People from Brazil (from ancient João Pessoa and Recife under Dutch control in Northeast Brazil - Paraíba and Pernambuco states) are recorded among the Refugees and Settlers that arrived in New Netherland in what is now New York City in the 17th century among the Dutch West India Company settlers. The first arrivals of Brazilian emigres were formally recorded in the 1940s. Previously, Brazilians were not identified separately from other South Americans. Of approximately 234,761 South American emigres arrived in the United States between 1820 and 1960, at least some of them were Brazilian. The 1960 United States census report recorded 27,885 Americans of Brazilian ancestry.

From 1960 until the mid-1980s, between 1,500 and 2,300 Brazilian immigrants arrived in the United States each year. During the mid-1980s, economic crisis struck Brazil. As a result, between 1986 and 1990 approximately 1.4 million Brazilians emigrated to other parts of the world. It was not until this time that Brazilian emigration reached significant levels. Thus, between 1987 and 1991, an estimated 20,800 Brazilians arrived in the United States. A significant number of them, 8,133 Brazilians, arrived in 1991. The 1990 U.S. Census Bureau recorded that there are about 60,000 Brazilians living in the United States. However, other sources indicate that there are nearly 100,000 Brazilians living in the New York City metropolitan area (including Northern New Jersey) alone, in addition to sizable Brazilian communities in Atlanta, Boston, Philadelphia, Washington, D.C., Los Angeles, Miami, Orlando, Houston, and Phoenix.

There are many hypothesis regarding the formation of Brazilian migration to the United States. Ana Cristina Martes, a professor of sociology at Fundação Getúlio Vargas Brazil, helped explain the first few migratory trips to the U.S. which took place in Boston. She noticed a series of six events that could have led the cycle of migration:

 During World War II, American engineers from the Boston area traveled to Governador Valadares to work on the region's mineral extraction and railroad. When they came back to the States, many of them brought their Brazilian domestic employees.
 After the war, some Bostonians strengthen the relationship with Valadares [by coming back on more trips for more precious stones].
 In the 1960s, newspapers from Rio [De Janeiro] and São Paulo published a number of ads offering jobs to Brazilian women interested in working as maids in Boston.
 [During the same time period, a business man from Massachusetts] hired twenty soccer players from Belo Horizonte to form a soccer team. Many of them stayed permanently and helped their family join them in the States.
 At the end of the decade, a group of more than ten young people from Governador Valadares decided to come to the States to spend more time on ‘an adventurous trip…in a country of their dreams’. They also settled permanently and helped their families join them.
 Several Brazilians came to study in Boston and decided not to return to Brazil.

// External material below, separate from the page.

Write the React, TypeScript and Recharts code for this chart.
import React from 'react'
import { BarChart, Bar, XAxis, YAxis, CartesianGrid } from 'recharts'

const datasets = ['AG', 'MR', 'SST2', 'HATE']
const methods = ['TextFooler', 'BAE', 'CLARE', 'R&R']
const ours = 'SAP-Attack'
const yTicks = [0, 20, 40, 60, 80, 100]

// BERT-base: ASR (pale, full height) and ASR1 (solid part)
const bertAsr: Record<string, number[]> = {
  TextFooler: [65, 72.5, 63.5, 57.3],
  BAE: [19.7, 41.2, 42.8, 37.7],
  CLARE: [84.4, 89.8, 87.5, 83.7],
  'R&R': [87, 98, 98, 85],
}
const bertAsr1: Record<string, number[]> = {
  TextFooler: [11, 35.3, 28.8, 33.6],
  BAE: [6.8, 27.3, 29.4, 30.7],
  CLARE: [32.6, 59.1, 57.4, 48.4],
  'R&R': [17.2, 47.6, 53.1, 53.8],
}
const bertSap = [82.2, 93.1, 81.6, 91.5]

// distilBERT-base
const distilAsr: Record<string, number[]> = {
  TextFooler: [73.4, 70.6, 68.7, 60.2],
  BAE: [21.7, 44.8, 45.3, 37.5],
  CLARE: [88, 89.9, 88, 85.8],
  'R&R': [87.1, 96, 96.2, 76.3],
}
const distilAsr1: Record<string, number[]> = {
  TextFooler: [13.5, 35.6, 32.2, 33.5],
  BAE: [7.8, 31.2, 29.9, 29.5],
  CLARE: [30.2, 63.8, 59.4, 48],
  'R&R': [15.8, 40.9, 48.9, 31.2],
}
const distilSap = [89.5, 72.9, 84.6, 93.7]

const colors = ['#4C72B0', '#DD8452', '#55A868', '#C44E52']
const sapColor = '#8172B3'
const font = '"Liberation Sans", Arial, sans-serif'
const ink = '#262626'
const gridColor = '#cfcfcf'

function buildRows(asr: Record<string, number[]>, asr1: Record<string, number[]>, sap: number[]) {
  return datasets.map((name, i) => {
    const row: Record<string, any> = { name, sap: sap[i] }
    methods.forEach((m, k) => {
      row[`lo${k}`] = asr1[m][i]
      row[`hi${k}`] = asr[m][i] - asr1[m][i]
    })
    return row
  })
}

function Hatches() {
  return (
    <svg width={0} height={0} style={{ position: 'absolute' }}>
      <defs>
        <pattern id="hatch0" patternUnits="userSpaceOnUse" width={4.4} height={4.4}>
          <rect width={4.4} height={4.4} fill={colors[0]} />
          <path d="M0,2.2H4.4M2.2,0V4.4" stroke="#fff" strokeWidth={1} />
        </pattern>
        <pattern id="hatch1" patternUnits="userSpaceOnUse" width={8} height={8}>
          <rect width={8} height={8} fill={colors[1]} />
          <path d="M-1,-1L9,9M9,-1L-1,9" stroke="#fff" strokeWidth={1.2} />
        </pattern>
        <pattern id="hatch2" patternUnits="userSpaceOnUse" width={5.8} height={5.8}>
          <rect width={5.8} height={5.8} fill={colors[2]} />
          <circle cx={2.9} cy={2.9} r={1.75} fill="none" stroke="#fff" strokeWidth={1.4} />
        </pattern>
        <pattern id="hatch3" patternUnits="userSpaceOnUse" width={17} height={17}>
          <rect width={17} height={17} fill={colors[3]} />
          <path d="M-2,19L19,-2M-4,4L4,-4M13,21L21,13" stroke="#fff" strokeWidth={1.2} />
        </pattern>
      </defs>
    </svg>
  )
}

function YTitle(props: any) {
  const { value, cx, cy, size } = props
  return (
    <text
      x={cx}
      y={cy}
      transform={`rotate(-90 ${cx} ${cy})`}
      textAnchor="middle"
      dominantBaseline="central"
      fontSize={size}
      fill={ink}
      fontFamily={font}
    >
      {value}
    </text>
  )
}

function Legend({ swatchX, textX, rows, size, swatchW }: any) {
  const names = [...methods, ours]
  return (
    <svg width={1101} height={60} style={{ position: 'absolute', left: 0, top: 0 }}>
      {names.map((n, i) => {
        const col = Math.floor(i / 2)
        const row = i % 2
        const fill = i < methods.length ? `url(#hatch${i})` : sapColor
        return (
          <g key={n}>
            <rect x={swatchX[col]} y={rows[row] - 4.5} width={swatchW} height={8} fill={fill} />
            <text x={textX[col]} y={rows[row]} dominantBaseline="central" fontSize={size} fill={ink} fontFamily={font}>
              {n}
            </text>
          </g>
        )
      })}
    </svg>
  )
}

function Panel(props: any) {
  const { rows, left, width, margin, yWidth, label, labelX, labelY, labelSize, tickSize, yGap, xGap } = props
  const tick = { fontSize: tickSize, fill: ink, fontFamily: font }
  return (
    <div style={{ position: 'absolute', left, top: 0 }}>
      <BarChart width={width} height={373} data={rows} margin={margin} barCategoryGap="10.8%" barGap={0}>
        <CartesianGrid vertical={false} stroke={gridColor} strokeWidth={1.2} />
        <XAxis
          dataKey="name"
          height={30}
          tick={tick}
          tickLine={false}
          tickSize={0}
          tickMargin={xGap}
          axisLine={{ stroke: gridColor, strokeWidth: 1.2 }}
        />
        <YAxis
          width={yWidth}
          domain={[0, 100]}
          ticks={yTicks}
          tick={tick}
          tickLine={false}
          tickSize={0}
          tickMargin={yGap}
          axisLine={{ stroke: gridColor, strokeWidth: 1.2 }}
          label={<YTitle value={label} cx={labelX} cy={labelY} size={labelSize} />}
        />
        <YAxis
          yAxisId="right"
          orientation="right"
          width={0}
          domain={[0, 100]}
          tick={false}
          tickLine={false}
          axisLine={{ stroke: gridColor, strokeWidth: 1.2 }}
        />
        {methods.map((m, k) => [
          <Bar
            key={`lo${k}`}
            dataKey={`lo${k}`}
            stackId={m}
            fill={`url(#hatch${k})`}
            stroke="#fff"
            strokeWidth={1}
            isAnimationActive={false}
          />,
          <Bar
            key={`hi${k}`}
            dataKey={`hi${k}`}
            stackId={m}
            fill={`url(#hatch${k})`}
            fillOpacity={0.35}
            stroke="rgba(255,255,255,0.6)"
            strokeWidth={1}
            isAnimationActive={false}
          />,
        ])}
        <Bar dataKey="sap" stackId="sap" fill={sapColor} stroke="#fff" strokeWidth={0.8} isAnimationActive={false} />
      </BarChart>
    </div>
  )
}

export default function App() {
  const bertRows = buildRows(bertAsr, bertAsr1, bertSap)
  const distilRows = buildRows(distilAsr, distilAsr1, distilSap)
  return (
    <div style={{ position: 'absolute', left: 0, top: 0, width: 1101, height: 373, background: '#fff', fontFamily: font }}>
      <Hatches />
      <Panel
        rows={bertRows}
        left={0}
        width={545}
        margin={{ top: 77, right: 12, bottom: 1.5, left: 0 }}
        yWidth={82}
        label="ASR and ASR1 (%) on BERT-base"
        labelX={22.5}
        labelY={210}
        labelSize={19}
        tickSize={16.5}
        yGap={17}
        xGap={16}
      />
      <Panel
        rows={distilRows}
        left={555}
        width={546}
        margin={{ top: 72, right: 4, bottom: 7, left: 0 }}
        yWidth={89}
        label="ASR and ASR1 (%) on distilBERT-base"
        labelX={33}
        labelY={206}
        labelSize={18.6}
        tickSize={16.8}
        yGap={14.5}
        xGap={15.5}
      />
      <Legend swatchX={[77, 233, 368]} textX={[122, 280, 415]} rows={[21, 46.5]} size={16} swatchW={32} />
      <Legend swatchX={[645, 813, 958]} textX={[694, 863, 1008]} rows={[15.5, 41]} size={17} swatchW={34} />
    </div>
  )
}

Before the 1960s there was insignificant movement from Brazil to the United States. It was between the 1960s through 1980s that some Brazilians went to the United States as tourists to visit places such as Disney World, New York and other tourist destinations. Brazilians traveled during that time because the country was growing at an average 7% annually and projecting 4% annual increase in GDP per capita. After the 1980s, the peak of the economic cycle quickly dropped to a long lasting through. The Brazilian Federal Police reported that in the 1980s about 1.25 million people (1% of the population) emigrated to countries such as the U.S. This was the first time Brazilians emigrated in significant numbers. They wanted to stay in the States until the crisis was over. They also had some work connections and known opportunities in the East Coast, which increased facilitated the move. In 1980, there were 41,000 Brazilians and 82,000 by 1990. Neoclassical Economics Theory explains the beginning flow of migration in 1980 indicating that individuals were rational actors who looked for better opportunities away from home to improve his/her lifestyle. Since the crisis hit the Brazilian middle class hard, many chose to leave to optimize their income, find better jobs, and more stable social conditions by doing marginal benefit analysis.

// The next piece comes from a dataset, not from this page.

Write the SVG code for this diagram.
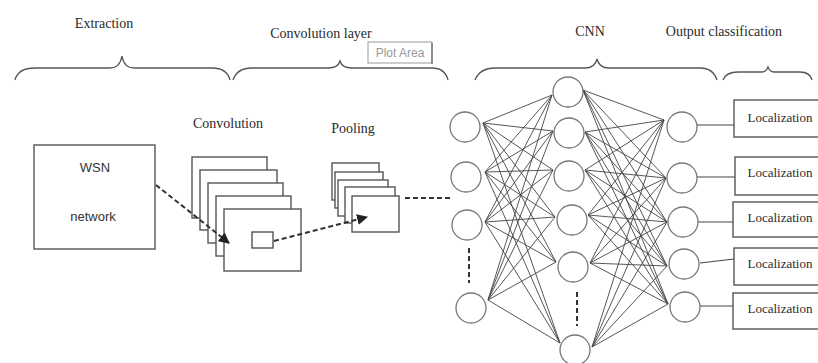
<svg xmlns="http://www.w3.org/2000/svg" width="818" height="363" viewBox="0 0 818 363">
  <style>
    .title { font-family: "Liberation Serif", "Times New Roman", serif; font-size: 14px; fill: #2a2a2a; text-anchor: middle; }
    .sans { font-family: "Liberation Sans", Arial, sans-serif; font-size: 13px; fill: #333; text-anchor: middle; }
    .loc { font-family: "Liberation Serif", "Times New Roman", serif; font-size: 13px; fill: #2a2a2a; text-anchor: middle; }
    .brace { fill: none; stroke: #555; stroke-width: 1.3; }
    .box { fill: #fff; stroke: #555; stroke-width: 1.4; }
    .node { fill: #fff; stroke: #777; stroke-width: 1.3; }
    .edge { stroke: #444; stroke-width: 0.9; fill: none; }
    .dash { stroke: #333; stroke-width: 2; stroke-dasharray: 5 3; fill: none; }
    .link { stroke: #444; stroke-width: 1.1; fill: none; }
  </style>
  <defs>
    <marker id="arrow" viewBox="0 0 10 10" refX="9" refY="5" markerWidth="5.5" markerHeight="5.5" orient="auto">
      <path d="M0,0 L10,5 L0,10 z" fill="#222"/>
    </marker>
  </defs>

  <!-- section titles -->
  <g id="titles">
    <text class="title" x="104" y="28">Extraction</text>
    <text class="title" x="321" y="38">Convolution layer</text>
    <text class="title" x="590" y="36">CNN</text>
    <text class="title" x="724" y="36">Output classification</text>
  </g>

  <!-- curly braces grouping the stages -->
  <g id="braces">
    <path class="brace" d="M15,80 Q18,68 35,68 L110,68 Q120,68 122,56 Q124,68 134,68 L212,68 Q227,68 230,80"/>
    <path class="brace" d="M233,80 Q237,68 252,68 L328,68 Q338,68 340,61 Q342,68 352,68 L432,68 Q445,68 448,80"/>
    <path class="brace" d="M475,80 Q480,68 495,68 L585,68 Q595,68 597,59 Q599,68 609,68 L700,68 Q713,68 717,80"/>
    <path class="brace" d="M723,80 Q726,72 738,72 L762,72 Q766,72 768,67 Q770,72 774,72 L800,72 Q810,72 812,80"/>
  </g>

  <!-- chart hint label -->
  <g id="plot-area">
    <rect x="368" y="42" width="64" height="21" fill="#fff" stroke="#999" stroke-width="1"/>
    <line x1="432" y1="43" x2="432" y2="64" stroke="#777" stroke-width="1.5"/>
    <text x="400" y="57" font-family="Liberation Sans, Arial, sans-serif" font-size="12" fill="#999" text-anchor="middle">Plot Area</text>
  </g>

  <g id="wsn">
    <rect class="box" x="34" y="145" width="121" height="104"/>
    <text class="sans" x="95" y="172">WSN</text>
    <text class="sans" x="93" y="221">network</text>
  </g>

  <g id="convolution">
    <text class="title" x="228" y="128">Convolution</text>
    <rect class="box" x="192" y="157" width="75" height="61"/>
    <rect class="box" x="200" y="170" width="77" height="60"/>
    <rect class="box" x="208" y="183" width="75" height="60"/>
    <rect class="box" x="216" y="196" width="75" height="60"/>
    <rect class="box" x="224" y="209" width="77" height="62"/>
    <rect class="box" x="252" y="232" width="21" height="16"/>
  </g>

  <g id="pooling">
    <text class="title" x="353" y="133">Pooling</text>
    <rect class="box" x="332" y="163" width="47" height="37"/>
    <rect class="box" x="335" y="172" width="48" height="36"/>
    <rect class="box" x="338" y="180" width="50" height="36"/>
    <rect class="box" x="345" y="187" width="50" height="36"/>
    <rect class="box" x="352" y="196" width="47" height="36"/>
  </g>

  <!-- dashed flow between stages -->
  <g id="connectors">
    <line class="dash" x1="156" y1="185" x2="229" y2="243" marker-end="url(#arrow)"/>
    <line class="dash" x1="274" y1="241" x2="367" y2="217" marker-end="url(#arrow)"/>
    <line class="dash" x1="405" y1="198" x2="450" y2="198"/>
    <line class="dash" x1="469" y1="248" x2="469" y2="283"/>
    <line class="dash" x1="577" y1="292" x2="577" y2="326"/>

    <!-- input layer to hidden layer -->
    <g id="edges-1">
      <path class="edge" d="M483,123 L552,95 M483,123 L553,131 M483,123 L553,170 M483,123 L555,217 M483,123 L556,262 M483,123 L560,343"/>
      <path class="edge" d="M485,172 L552,95 M485,172 L553,131 M485,172 L553,170 M485,172 L555,217 M485,172 L556,262 M485,172 L560,343"/>
      <path class="edge" d="M485,222 L552,95 M485,222 L553,131 M485,222 L553,170 M485,222 L555,217 M485,222 L556,262 M485,222 L560,343"/>
      <path class="edge" d="M488,300 L552,95 M488,300 L553,131 M488,300 L553,170 M488,300 L555,217 M488,300 L556,262 M488,300 L560,343"/>
    </g>
    <!-- hidden layer to output layer -->
    <g id="edges-2">
      <path class="edge" d="M583,90 L664,120 M583,90 L666,178 M583,90 L667,222 M583,90 L667,266 M583,90 L668,304"/>
      <path class="edge" d="M585,132 L664,120 M585,132 L666,178 M585,132 L667,222 M585,132 L667,266 M585,132 L668,304"/>
      <path class="edge" d="M585,170 L664,120 M585,170 L666,178 M585,170 L667,222 M585,170 L667,266 M585,170 L668,304"/>
      <path class="edge" d="M588,215 L664,120 M588,215 L666,178 M588,215 L667,222 M588,215 L667,266 M588,215 L668,304"/>
      <path class="edge" d="M590,263 L664,120 M590,263 L666,178 M590,263 L667,222 M590,263 L667,266 M590,263 L668,304"/>
      <path class="edge" d="M592,347 L664,120 M592,347 L666,178 M592,347 L667,222 M592,347 L667,266 M592,347 L668,304"/>
    </g>
    <!-- output neurons to labels -->
    <g id="edges-3">
      <line class="link" x1="697" y1="125" x2="734" y2="125"/>
      <line class="link" x1="697" y1="177" x2="735" y2="177"/>
      <line class="link" x1="693" y1="222" x2="733" y2="222"/>
      <line class="link" x1="700" y1="263" x2="734" y2="259"/>
      <line class="link" x1="700" y1="306" x2="733" y2="306"/>
    </g>
  </g>

  <g id="input-layer">
    <circle class="node" cx="465" cy="127" r="15"/>
    <circle class="node" cx="466" cy="177" r="15"/>
    <circle class="node" cx="467" cy="225" r="15"/>
    <circle class="node" cx="471" cy="308" r="15"/>
  </g>
  <g id="hidden-layer">
    <circle class="node" cx="568" cy="92" r="15"/>
    <circle class="node" cx="569" cy="133" r="15"/>
    <circle class="node" cx="569" cy="176" r="15"/>
    <circle class="node" cx="572" cy="220" r="15"/>
    <circle class="node" cx="573" cy="267" r="15"/>
    <circle class="node" cx="575" cy="350" r="15"/>
  </g>
  <g id="output-layer">
    <circle class="node" cx="682" cy="127" r="15"/>
    <circle class="node" cx="682" cy="178" r="15"/>
    <circle class="node" cx="683" cy="222" r="15"/>
    <circle class="node" cx="684" cy="264" r="15"/>
    <circle class="node" cx="685" cy="307" r="15"/>
  </g>

  <g id="localization-1">
    <rect class="box" x="734" y="100" width="90" height="37"/>
    <text class="loc" x="780" y="122">Localization</text>
  </g>
  <g id="localization-2">
    <rect class="box" x="735" y="157" width="90" height="38"/>
    <text class="loc" x="780" y="177">Localization</text>
  </g>
  <g id="localization-3">
    <rect class="box" x="733" y="202" width="90" height="35"/>
    <text class="loc" x="780" y="222">Localization</text>
  </g>
  <g id="localization-4">
    <rect class="box" x="734" y="248" width="90" height="37"/>
    <text class="loc" x="780" y="268">Localization</text>
  </g>
  <g id="localization-5">
    <rect class="box" x="733" y="293" width="90" height="36"/>
    <text class="loc" x="780" y="313">Localization</text>
  </g>
</svg>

There was another wave of emigration in 2002 where Brazilian Ministry of Foreign Affairs estimated that 1.96 million Brazilians had left again as the country continued to lack economic stability. This number reflected another 1% of the Brazilian population 22 years later (“Population, total”). This wave of migration was different from the one in the 1980s. As shown by Martes’ research, migration evolved even more with a creation and better establishment of social networks. When Bostonians first brought back a wave of Brazilian domestic workers, Brazilians would send information to their homes about their experiences and opportunities. This connection is what Douglas Massey defined as Social Capital Theory. Migrants create social ties in the host country facilitating the move at lower cost and creating an incentive to join their community in another country. Legal migrants who had entered the U.S. brought their immediate relatives resulting in an increase of the Brazilian immigrant population.

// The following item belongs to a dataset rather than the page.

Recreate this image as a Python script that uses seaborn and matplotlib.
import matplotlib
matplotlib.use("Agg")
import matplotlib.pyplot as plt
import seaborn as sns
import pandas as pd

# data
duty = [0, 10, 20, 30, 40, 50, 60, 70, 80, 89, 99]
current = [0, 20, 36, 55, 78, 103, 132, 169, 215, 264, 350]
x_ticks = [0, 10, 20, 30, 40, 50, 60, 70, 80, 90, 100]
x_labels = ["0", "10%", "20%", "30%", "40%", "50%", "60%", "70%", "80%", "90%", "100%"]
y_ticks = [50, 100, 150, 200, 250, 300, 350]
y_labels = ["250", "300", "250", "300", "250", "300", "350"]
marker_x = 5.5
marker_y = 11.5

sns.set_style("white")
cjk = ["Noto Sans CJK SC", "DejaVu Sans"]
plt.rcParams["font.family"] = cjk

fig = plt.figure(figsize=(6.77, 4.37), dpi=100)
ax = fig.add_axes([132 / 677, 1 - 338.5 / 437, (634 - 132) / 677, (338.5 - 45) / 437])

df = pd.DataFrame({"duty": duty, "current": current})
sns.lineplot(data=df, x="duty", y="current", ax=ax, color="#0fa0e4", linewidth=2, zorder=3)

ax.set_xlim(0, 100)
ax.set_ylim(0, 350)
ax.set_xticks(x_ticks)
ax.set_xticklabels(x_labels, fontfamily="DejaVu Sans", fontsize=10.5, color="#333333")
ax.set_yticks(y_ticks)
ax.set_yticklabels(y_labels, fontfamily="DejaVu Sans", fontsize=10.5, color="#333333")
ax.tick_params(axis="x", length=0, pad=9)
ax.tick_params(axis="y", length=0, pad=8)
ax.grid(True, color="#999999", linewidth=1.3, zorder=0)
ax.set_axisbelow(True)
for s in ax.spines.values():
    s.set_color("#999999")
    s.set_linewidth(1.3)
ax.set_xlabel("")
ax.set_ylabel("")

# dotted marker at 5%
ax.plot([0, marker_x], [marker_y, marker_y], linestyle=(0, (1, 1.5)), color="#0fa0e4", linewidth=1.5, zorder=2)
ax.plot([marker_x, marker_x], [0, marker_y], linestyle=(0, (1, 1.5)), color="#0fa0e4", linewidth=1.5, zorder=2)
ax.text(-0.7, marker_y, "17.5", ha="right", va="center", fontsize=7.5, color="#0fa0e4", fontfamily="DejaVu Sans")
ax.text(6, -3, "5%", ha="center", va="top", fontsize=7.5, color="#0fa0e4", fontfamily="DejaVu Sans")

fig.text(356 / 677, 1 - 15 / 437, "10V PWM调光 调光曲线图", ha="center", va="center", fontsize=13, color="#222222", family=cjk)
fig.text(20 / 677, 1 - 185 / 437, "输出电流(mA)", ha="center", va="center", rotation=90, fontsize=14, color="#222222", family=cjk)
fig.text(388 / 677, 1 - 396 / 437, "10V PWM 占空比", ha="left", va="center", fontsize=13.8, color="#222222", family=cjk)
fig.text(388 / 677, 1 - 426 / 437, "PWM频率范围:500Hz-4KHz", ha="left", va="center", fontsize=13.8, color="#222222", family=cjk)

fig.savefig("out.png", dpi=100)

Lawful Permanent Resident Status 

Brazilians obtained the highest number of lawful permanent residence status between 2000 and 2009 and many were eligible to naturalize. During that time, 115,404 Brazilians received permanent status and from 2010 through 2016, already 80,741 persons had received theirs. Still, it seems as if many received status, but if you compare to the total foreign born Brazilian population, the numbers are small. In 2010 the Brazilian foreign born population was 340,000 and only 12,057 (or 4% of) persons obtained legal status. Of the 336,000 foreign born Brazilians in 2014, only 10,246 (or 3%) received permanent status in the same year. Even though few people are obtaining permanent status, there was a noticeable spike previously mentioned between 2000 and 2009. The increase in acceptance was due to two main factors: the 1986 Immigration Reform and Control Act and economic and political turmoil in Brazil.

The top three classes of admissions for Brazilians obtaining lawful permanent status in the U.S. in 2016 was family-sponsored, employment, and immediate relatives of U.S. citizens. Each category of admissions makes up of 4%, 25%, and 68% respectively of the total individuals.

Socioeconomics

Education 
The 2000 U.S. census showed that 34.5 percent of Brazilians in the U.S. had completed four or more years of college, while the corresponding number for the general U.S. population is only 24.4 percent. However, although effectively many Brazilian immigrants in the United States are university educated, most of these immigrants fail to get well-qualified jobs and have to get lower-status jobs because the United States doesn't recognize their qualifications and also because many of them do not speak English.

Second-and third-generation Brazilian Americans tend to have better jobs; they have been educated in the United States, speak English, and have citizenship.

Culture

Religion 
Although the majority of Brazilian Americans are Roman Catholic, there also significant numbers of Protestants (Mainline, Evangelical, Pentecostalism, Non-denominational Protestantism etc.), LDS, Orthodox, Irreligious people (including atheists and agnostics), followed by minorities such as Spiritists, Buddhists, Jews and Muslims.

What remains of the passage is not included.